Как не приеду! Вот только разберусь с делами. Дел-то в библиотеке много, надо предметный каталог закончить. Катю, конечно, не брошу, у неё слабое зрение и часто бывают мигрени. Она носит очки, это неизлечимо. Стану в Пустошку периодически наведываться, когда у неё не будет болеть голова. Оля сама меня уважать не будет, если я брошу женщину. Оля ведь сама не захочет себе счастья за счёт других. Она ведь святая! Мне ещё многому надо у неё научиться.

Мы уже стояли на платформе. Сёк пространство дождь, прибавления света не предвиделось. Так и наступает его конец? Вдалеке переминались немые. Они перешёптывались и смотрели на меня с неподдельным интересом. Насмотревшись, оживлённо зажестикулировали в мою сторону. Мои деньги у них наверняка кончились. Прожорливые! Мои деньги кончились, я выветрился из их памяти. Разве всех дураков упомнишь? Но они ко мне не подошли, остановились на полдороге. Наверное, я изменился и вид у меня стал неприступный. Немые отвернулись и стали дожидаться московского поезда.

Оля купила мне билет. Я возвращался в жизнь, где без денег никак не обойтись. Оля сказала: «Ты нашу жизнь уже прожил, теперь моя очередь». Электричка вздрогнула, будто с испугу.
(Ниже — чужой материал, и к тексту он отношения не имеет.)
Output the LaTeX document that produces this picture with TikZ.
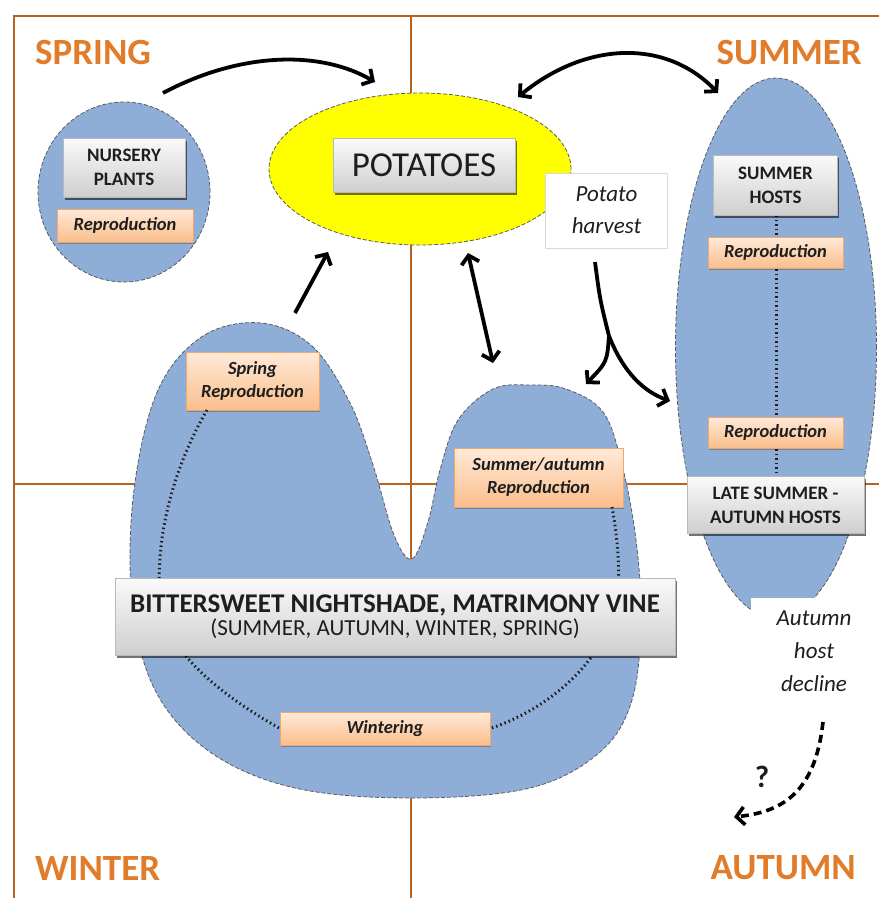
\documentclass[tikz,border=0pt]{standalone}
\usepackage{fontspec}
\setmainfont{Carlito}
\usetikzlibrary{arrows.meta,shapes.geometric,shadows}
\definecolor{framebrown}{RGB}{184,98,32}
\definecolor{seasonorange}{RGB}{224,124,42}
\definecolor{blobblue}{RGB}{143,174,215}
\definecolor{potyellow}{RGB}{255,255,0}
\definecolor{peachtop}{RGB}{255,234,216}
\definecolor{peachbot}{RGB}{250,190,140}
\definecolor{peachedge}{RGB}{238,168,108}
\definecolor{txtdark}{RGB}{30,30,30}
\definecolor{edgegray}{RGB}{90,90,100}
\begin{document}
\begin{tikzpicture}[x=1pt,y=-1pt,
  season/.style={text=seasonorange,font=\fontsize{37}{40}\selectfont\bfseries,inner sep=0pt},
  graybox/.style={draw=gray!55, top color=gray!4, bottom color=gray!38, align=center, text=txtdark, inner sep=0pt,
    drop shadow={shadow xshift=1.5pt,shadow yshift=-2.5pt,fill=black,opacity=0.55}},
  peachbox/.style={draw=peachedge, top color=peachtop, bottom color=peachbot, align=center, text=txtdark,
    font=\fontsize{18.5}{23}\selectfont\bfseries\itshape, inner sep=0pt,
    drop shadow={shadow xshift=1pt,shadow yshift=-1.5pt,fill=black,opacity=0.25}},
  bluearea/.style={fill=blobblue, draw=edgegray, dash pattern=on 4pt off 2pt, line width=0.8pt},
  tipa/.tip={Straight Barb[length=8pt,width=18pt]},
  arr/.style={line width=3.8pt, -tipa},
  darr/.style={line width=3.8pt, tipa-tipa},
  dotline/.style={line width=3pt, dash pattern=on 1.5pt off 3pt, draw=txtdark},
  seasonline/.style={draw=framebrown, line width=2.8pt}
]
\useasboundingbox (0,0) rectangle (879,898);
% frame and season quarters
\draw[seasonline] (14,898) -- (14,16) -- (879,16);
\draw[seasonline] (411,16) -- (411,898);
\draw[seasonline] (14,484) -- (879,484);
\node[season, anchor=west] (spring) at (35,52) {SPRING};
\node[season, anchor=east] (summer) at (862,52) {SUMMER};
\node[season, anchor=west] (winter) at (35,868) {WINTER};
\node[season, anchor=east] (autumn) at (856,868) {AUTUMN};

% nursery
\node[ellipse, bluearea, minimum width=172pt, minimum height=180pt, inner sep=0pt] (nurserycirc) at (124,192) {};
\node[graybox, minimum width=122pt, minimum height=59pt, font=\fontsize{19}{24}\selectfont\bfseries] (nursery) at (124,167.5) {NURSERY\\PLANTS};
\node[peachbox, minimum width=136pt, minimum height=33pt] (nurseryrep) at (125,225.5) {Reproduction};

% potatoes
\node[ellipse, fill=potyellow, draw=edgegray, dash pattern=on 4pt off 2pt, line width=0.8pt, minimum width=302pt, minimum height=152pt, inner sep=0pt] (potato) at (420,169) {};
\node[graybox, minimum width=182pt, minimum height=54pt, font=\fontsize{35}{40}\selectfont] (potatoes) at (424,165.5) {POTATOES};
\node[fill=white, draw=gray!30, line width=1pt, minimum width=122pt, minimum height=75pt, inner sep=0pt, align=center,
  font=\fontsize{23}{32}\selectfont\itshape, text=txtdark] (harvest) at (606.5,210.5) {Potato\\harvest};

% summer hosts
\node[ellipse, bluearea, minimum width=201pt, minimum height=540pt, inner sep=0pt] (summerell) at (776,348) {};
\draw[dotline] (776,215) -- (776,477);
\node[graybox, minimum width=124pt, minimum height=60pt, font=\fontsize{19}{24}\selectfont\bfseries] (summerhosts) at (775.5,185) {SUMMER\\HOSTS};
\node[peachbox, minimum width=135pt, minimum height=31pt] (rep1) at (775.5,252.5) {Reproduction};
\node[peachbox, minimum width=135pt, minimum height=31pt] (rep2) at (775.5,432.5) {Reproduction};
\node[graybox, minimum width=177pt, minimum height=57pt, font=\fontsize{19}{24}\selectfont\bfseries] (late) at (775.5,505) {LATE SUMMER -\\AUTUMN HOSTS};
\node[fill=white, minimum width=126pt, minimum height=107pt, inner sep=0pt, align=center,
  font=\fontsize{23}{33}\selectfont\itshape, text=txtdark] (decline) at (814,651.5) {Autumn\\host\\decline};

% bittersweet blob
\path[bluearea] plot[smooth cycle, tension=0.6] coordinates {
 (261,323) (312,346) (350,403) (373,465) (394,535) (412,559) (428,522) (440,470) (458,420)
 (493,389) (530,385) (566,389) (603,412) (622,465) (636,540) (641,620) (632,700) (600,752)
 (530,788) (412,798) (295,788) (210,752) (155,690) (132,600) (134,490) (158,390) (203,336)};
\coordinate (sdot1) at (207,410);
\coordinate (sdot2) at (160,600);
\coordinate (rdot1) at (612,507);
\coordinate (rdot2) at (616,605);
\node[peachbox, minimum width=133pt, minimum height=58pt] (springrep) at (252.5,381) {Spring\\Reproduction};
\node[peachbox, minimum width=169pt, minimum height=59pt] (summerrep) at (538.5,477.5) {Summer/autumn\\Reproduction};
\node[peachbox, minimum width=210pt, minimum height=33pt] (wintering) at (385,728.5) {Wintering};
\draw[dotline] (sdot1) .. controls (172,470) and (155,540) .. (sdot2) .. controls (165,655) and (230,700) .. (wintering.west);
\draw[dotline] (rdot1) .. controls (618,540) and (621,575) .. (rdot2) .. controls (600,670) and (540,712) .. (wintering.east);
\node[graybox, minimum width=560pt, minimum height=77pt, align=center] (bitter) at (395,616.5)
  {{\fontsize{27}{32}\selectfont\bfseries BITTERSWEET NIGHTSHADE, MATRIMONY VINE}\\[1pt]{\fontsize{23}{28}\selectfont (SUMMER, AUTUMN, WINTER, SPRING)}};

% arrows
\coordinate (a1s) at (163,93);
\coordinate (a1e) at (375,82);
\draw[arr] (a1s) .. controls (240,52) and (320,50) .. (a1e);
\coordinate (a2s) at (518,97);
\coordinate (a2e) at (718,93);
\draw[darr] (a2s) .. controls (585,42) and (665,38) .. (a2e);
\coordinate (a3s) at (295,313);
\coordinate (a3e) at (328,252);
\draw[arr] (a3s) -- (a3e);
\coordinate (a4s) at (468,253);
\coordinate (a4e) at (493,363);
\draw[darr] (a4s) -- (a4e);
\coordinate (hs) at (595,262);
\coordinate (hj) at (609,336);
\coordinate (he1) at (586,384);
\coordinate (he2) at (670,401);
\draw[line width=3.8pt] (hs) .. controls (600,300) .. (hj);
\draw[arr] (hj) .. controls (607,362) .. (he1);
\draw[arr] (hj) .. controls (624,374) and (645,392) .. (he2);
\coordinate (ds) at (823,722);
\coordinate (de) at (734,817);
\draw[line width=3.6pt, dash pattern=on 8pt off 5pt, -tipa] (ds) .. controls (815,795) and (780,812) .. (de);
\node[font=\fontsize{31}{34}\selectfont\bfseries, text=txtdark, inner sep=0pt] (qm) at (762,777) {?};
\end{tikzpicture}
\end{document}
Вздрогнул и я. Оля стояла, как в платформу вкопанная.

Напротив меня сидел агроном, я был несчастен, а он — недоволен. Наверное, неприятности с посевной. Возможно, у него кончились семена.

«Давно не виделись, как дела?» — спросил агроном. Разве в двух словах расскажешь? Я медленно рассказал в четырёх: «Я побывал в раю».

— Хорошо там было?

— Хорошо, погода стояла ясная, я был там счастлив.

— А зачем тогда возвращаешься?

— Надо закончить предметный каталог, — обречённо произнёс я.

Агроном рассмеялся: «Это не аргумент». Почему он меня не жалеет? Я и сам без него знал, что у меня нет аргументов.

Отсмеявшись, мой попутчик сказал: «Я смеялся, но мне не смешно. Я вот туда же, в Москву, на совещание еду. Посевная не удалась. Ливни шли, семена вымокли. А потом ударили заморозки. И что мне теперь делать? Я уже всё посеял, а новых семян у меня нет».

По вагону цепочкой потянулись нищие, калеки, погорельцы. Этому подай на протез, этому — на ремонт, этому — просто так. Но денег у меня не было. Агроном заклевал носом, норовил уронить голову мне на плечо. Я отодвинулся и смотрел в окно.

По мере приближения к городу воздух мутнел, утяжеляясь выхлопами столичной жизни и моими печальными выдохами. На прощанье Оля подарила мне тетрадь. «Пиши сюда стихи, если будут писаться». За окном мелькала страна, я листал пустую тетрадь — листы в клеточку, на обложке — пустошкинский клуб. Колонны как бы мраморные, купол — целый, парашюта на крыше не видно. Подарочное издание. Формат правильный — влезает в карман. Блок — на клею. Для верности Оля прошила корешок серой суровой ниткой. Сшито крепко, надо писать, если будет писаться. А ещё она подарила мне серебряную рюмку, дедовскую, ещё дореволюционную, фабрики Сазикова. Оля точно знала, что она мне пригодится.